[WHAT THE EXERCISE ASKS]:
Please retype the records below exactly, from the first line through the line containing "zorder=0.5, linewidths=0, clip_on=True)", and leave out any pictures.

[INFORMATION PROVIDED]:
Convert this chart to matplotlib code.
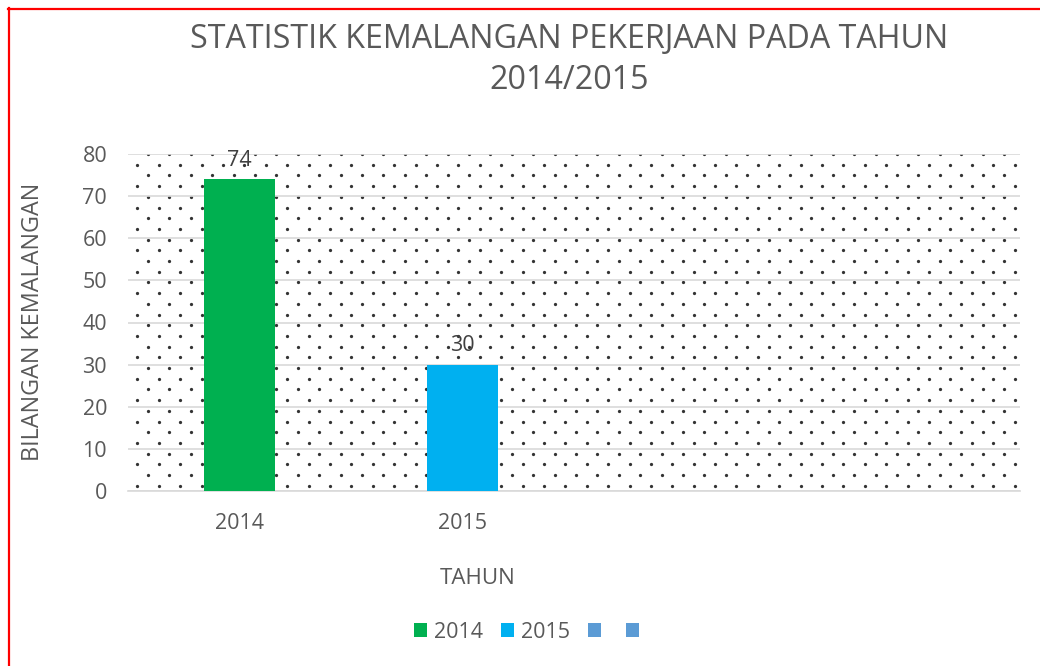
import matplotlib.pyplot as plt
from matplotlib.patches import Patch
from matplotlib.lines import Line2D
import numpy as np

# data
years = ['2014', '2015', '', '']
values = [74, 30]
bar_colors = ['#00B050', '#00B0F0']
legend_labels = ['2014', '2015', '', '']
legend_colors = ['#00B050', '#00B0F0', '#5B9BD5', '#5B9BD5']
yticks = [0, 10, 20, 30, 40, 50, 60, 70, 80]

plt.rcParams['font.family'] = ['Open Sans', 'DejaVu Sans']
txt = '#595959'

W, H = 1040, 666
fig = plt.figure(figsize=(W / 100, H / 100), dpi=100)

# plot area in pixels
left, right, top, bottom = 128, 1020, 154, 491
ax = fig.add_axes([left / W, 1 - bottom / H, (right - left) / W, (bottom - top) / H])

# dotted background texture
aw, ah = right - left, bottom - top
dx, dy = 21.4, 10.7
pts_x, pts_y = [], []
for i, ry in enumerate(np.arange(0, ah + 0.1, dy)):
    x0 = 20 if i % 2 == 0 else 9.3
    for rx in np.arange(x0, aw, dx):
        pts_x.append(rx / aw)
        pts_y.append(1 - ry / ah)
ax.scatter(pts_x, pts_y, s=5.5, color='#333333', transform=ax.transAxes,
           zorder=0.5, linewidths=0, clip_on=True)

# bars
x = np.arange(len(years))
bars = ax.bar(x[:len(values)], values, width=0.314, color=bar_colors, zorder=3)
for b, v in zip(bars, values):
    ax.annotate(str(v), (b.get_x() + b.get_width() / 2, v), xytext=(0, 6),
                textcoords='offset points', ha='center', va='bottom',
                fontsize=15.5, color='#404040', zorder=4)

ax.set_xlim(-0.5, len(years) - 0.5)
ax.set_ylim(0, 80)
ax.set_yticks(yticks)
ax.set_xticks(x)
ax.set_xticklabels(years)
ax.yaxis.grid(True, color='#D9D9D9', linewidth=1.2, zorder=1)
ax.set_axisbelow(True)
for s in ['top', 'right', 'left']:
    ax.spines[s].set_visible(False)
ax.spines['bottom'].set_color('#D9D9D9')
ax.spines['bottom'].set_linewidth(1.2)
ax.tick_params(length=0, labelsize=15.5, colors=txt)
ax.tick_params(axis='y', pad=15)
ax.tick_params(axis='x', pad=16)

# titles
fig.text(569 / W, 1 - 60 / H, 'STATISTIK KEMALANGAN PEKERJAAN PADA TAHUN\n2014/2015',
         ha='center', va='center', fontsize=23.2, color=txt, linespacing=1.33)
fig.text(33 / W, 1 - 322 / H, 'BILANGAN KEMALANGAN', rotation=90,
         ha='center', va='center', fontsize=16.8, color=txt)
fig.text(478 / W, 1 - 578 / H, 'TAHUN', ha='center', va='center',
         fontsize=16, color=txt)

# legend
handles = [Patch(facecolor=c, edgecolor='none') for c in legend_colors]
fig.legend(handles, legend_labels, loc='center', bbox_to_anchor=(530 / W, 1 - 632 / H),
           ncol=4, frameon=False, fontsize=15.5, labelcolor=txt,
           handlelength=0.6, handleheight=0.6, handletextpad=0.33,
           columnspacing=0.84, borderpad=0)

# red outer border
fig.add_artist(Line2D([8.5 / W, 8.5 / W], [1 - 8 / H, 0], color='red', lw=1.6))
fig.add_artist(Line2D([8 / W, 1], [1 - 8.5 / H, 1 - 8.5 / H], color='red', lw=1.6))

fig.savefig('out.png', dpi=100)
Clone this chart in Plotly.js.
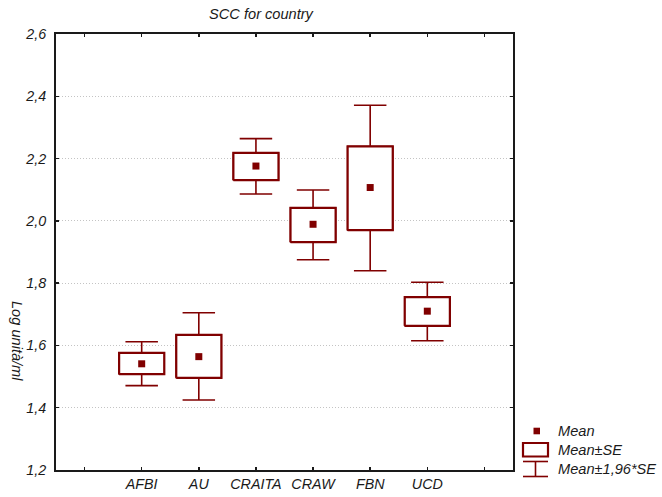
<!DOCTYPE html>
<html>
<head>
<meta charset="utf-8">
<script src="https://cdn.plot.ly/plotly-3.0.1.min.js"></script>
<style>html,body{margin:0;padding:0;background:#fff;}#chart{width:662px;height:497px;}</style>
</head>
<body>
<div id="chart"></div>
<script>
// ---- data ----
var categories = ['AFBI', 'AU', 'CRAITA', 'CRAW', 'FBN', 'UCD'];
var means  = [1.541, 1.564, 2.176, 1.989, 2.107, 1.710];
var seLow  = [1.508, 1.496, 2.131, 1.932, 1.970, 1.663];
var seHigh = [1.576, 1.634, 2.218, 2.042, 2.239, 1.755];
var ciLow  = [1.471, 1.425, 2.086, 1.875, 1.840, 1.615];
var ciHigh = [1.612, 1.705, 2.264, 2.099, 2.371, 1.803];
var yTicks = [1.2, 1.4, 1.6, 1.8, 2.0, 2.2, 2.4, 2.6];
var titleText = 'SCC for country';
var yTitle = 'Log unità/ml';
var legendLabels = ['Mean', 'Mean±SE', 'Mean±1,96*SE'];

// ---- layout helpers ----
var W = 662, H = 497;
var PL = 56, PR = 513, PT = 34, PB = 470;
function px(x) { return (x - PL) / (PR - PL); }
function py(y) { return (PB - y) / (PB - PT); }

var red = '#800000';
var xpos = categories.map(function (c, i) { return i + 1; });
var tickvals = [0, 1, 2, 3, 4, 5, 6, 7];
var ticktext = [''].concat(categories).concat(['']);
var fontFam = 'Liberation Sans, Arial, sans-serif';
var baseFont = {family: fontFam, size: 14.6, color: '#1a1a1a', style: 'italic'};
var tickFont = {family: fontFam, size: 14.3, color: '#1a1a1a', style: 'italic'};
var boxHalf = 0.395;

// whiskers (Mean ± 1.96*SE) drawn by a box trace from precomputed stats
var whiskers = {
  type: 'box', x: xpos,
  q1: seLow, median: seLow, q3: seHigh,
  lowerfence: ciLow, upperfence: ciHigh,
  width: 2 * boxHalf, whiskerwidth: 0.72,
  line: {color: red, width: 1.6}, fillcolor: 'white',
  boxpoints: false, showlegend: false, hoverinfo: 'skip'
};

// SE boxes as filled outlines (white fill hides the whisker inside the box)
var bx = [], by = [];
xpos.forEach(function (x, i) {
  bx.push(x - boxHalf, x + boxHalf, x + boxHalf, x - boxHalf, x - boxHalf, null);
  by.push(seLow[i], seLow[i], seHigh[i], seHigh[i], seLow[i], null);
});
var boxes = {
  type: 'scatter', mode: 'lines', x: bx, y: by,
  fill: 'toself', fillcolor: 'white',
  line: {color: red, width: 2.2},
  showlegend: false, hoverinfo: 'skip', connectgaps: false
};

var meanPts = {
  type: 'scatter', mode: 'markers', x: xpos, y: means,
  marker: {symbol: 'square', size: 7, color: red},
  showlegend: false, hoverinfo: 'skip'
};

var shapes = [
  // legend: mean marker
  {type: 'rect', xref: 'paper', yref: 'paper', x0: px(533.5), x1: px(540), y0: py(427.7), y1: py(434.3),
   fillcolor: red, line: {width: 0}},
  // legend: SE box
  {type: 'rect', xref: 'paper', yref: 'paper', x0: px(523), x1: px(548), y0: py(443), y1: py(456.5),
   fillcolor: 'white', line: {color: red, width: 2.2}},
  // legend: whisker symbol
  {type: 'line', xref: 'paper', yref: 'paper', x0: px(523), x1: px(548), y0: py(461.5), y1: py(461.5),
   line: {color: red, width: 1.6}},
  {type: 'line', xref: 'paper', yref: 'paper', x0: px(535.5), x1: px(535.5), y0: py(461.5), y1: py(476.5),
   line: {color: red, width: 1.6}},
  {type: 'line', xref: 'paper', yref: 'paper', x0: px(523), x1: px(548), y0: py(476.5), y1: py(476.5),
   line: {color: red, width: 1.6}}
];

var annotations = [
  {text: yTitle, xref: 'paper', yref: 'paper', x: px(17), y: py(341), textangle: 90,
   showarrow: false, xanchor: 'center', yanchor: 'middle', font: baseFont},
  {text: legendLabels[0], xref: 'paper', yref: 'paper', x: px(556), y: py(431),
   showarrow: false, xanchor: 'left', yanchor: 'middle', font: baseFont},
  {text: legendLabels[1], xref: 'paper', yref: 'paper', x: px(556), y: py(450),
   showarrow: false, xanchor: 'left', yanchor: 'middle', font: baseFont},
  {text: legendLabels[2], xref: 'paper', yref: 'paper', x: px(556), y: py(469),
   showarrow: false, xanchor: 'left', yanchor: 'middle', font: baseFont}
];

var layout = {
  width: W, height: H,
  margin: {l: PL, r: W - PR, t: PT, b: H - PB, pad: 0},
  paper_bgcolor: 'white', plot_bgcolor: 'white',
  font: baseFont,
  separators: ',.',
  showlegend: false,
  boxmode: 'overlay',
  title: {text: titleText, x: 261 / W, xref: 'container', xanchor: 'center',
          y: 1 - 14 / H, yref: 'container', yanchor: 'middle', font: baseFont},
  xaxis: {
    range: [-0.5, 7.5], tickmode: 'array', tickvals: tickvals, ticktext: ticktext,
    showgrid: false, zeroline: false,
    showline: true, linecolor: '#1a1a1a', linewidth: 2, mirror: 'ticks',
    ticks: 'inside', ticklen: 3, tickcolor: '#1a1a1a', tickwidth: 1.5,
    tickfont: tickFont, fixedrange: true
  },
  yaxis: {
    range: [1.2, 2.6], tickmode: 'array', tickvals: yTicks, tickformat: '.1f',
    showgrid: true, gridcolor: '#c4c4c4', gridwidth: 1, griddash: '1px,2px',
    zeroline: false,
    showline: true, linecolor: '#1a1a1a', linewidth: 2, mirror: 'ticks',
    ticks: 'inside', ticklen: 3, tickcolor: '#1a1a1a', tickwidth: 1.5,
    tickfont: tickFont, ticklabelstandoff: 5, fixedrange: true
  },
  shapes: shapes,
  annotations: annotations
};

Plotly.newPlot('chart', [whiskers, boxes, meanPts], layout, {staticPlot: true, displayModeBar: false});
</script>
</body>
</html>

[RESPONSE TO THE EXERCISE]:
Convert this chart to matplotlib code.
import matplotlib.pyplot as plt
from matplotlib.patches import Patch
from matplotlib.lines import Line2D
import numpy as np

# data
years = ['2014', '2015', '', '']
values = [74, 30]
bar_colors = ['#00B050', '#00B0F0']
legend_labels = ['2014', '2015', '', '']
legend_colors = ['#00B050', '#00B0F0', '#5B9BD5', '#5B9BD5']
yticks = [0, 10, 20, 30, 40, 50, 60, 70, 80]

plt.rcParams['font.family'] = ['Open Sans', 'DejaVu Sans']
txt = '#595959'

W, H = 1040, 666
fig = plt.figure(figsize=(W / 100, H / 100), dpi=100)

# plot area in pixels
left, right, top, bottom = 128, 1020, 154, 491
ax = fig.add_axes([left / W, 1 - bottom / H, (right - left) / W, (bottom - top) / H])

# dotted background texture
aw, ah = right - left, bottom - top
dx, dy = 21.4, 10.7
pts_x, pts_y = [], []
for i, ry in enumerate(np.arange(0, ah + 0.1, dy)):
    x0 = 20 if i % 2 == 0 else 9.3
    for rx in np.arange(x0, aw, dx):
        pts_x.append(rx / aw)
        pts_y.append(1 - ry / ah)
ax.scatter(pts_x, pts_y, s=5.5, color='#333333', transform=ax.transAxes,
           zorder=0.5, linewidths=0, clip_on=True)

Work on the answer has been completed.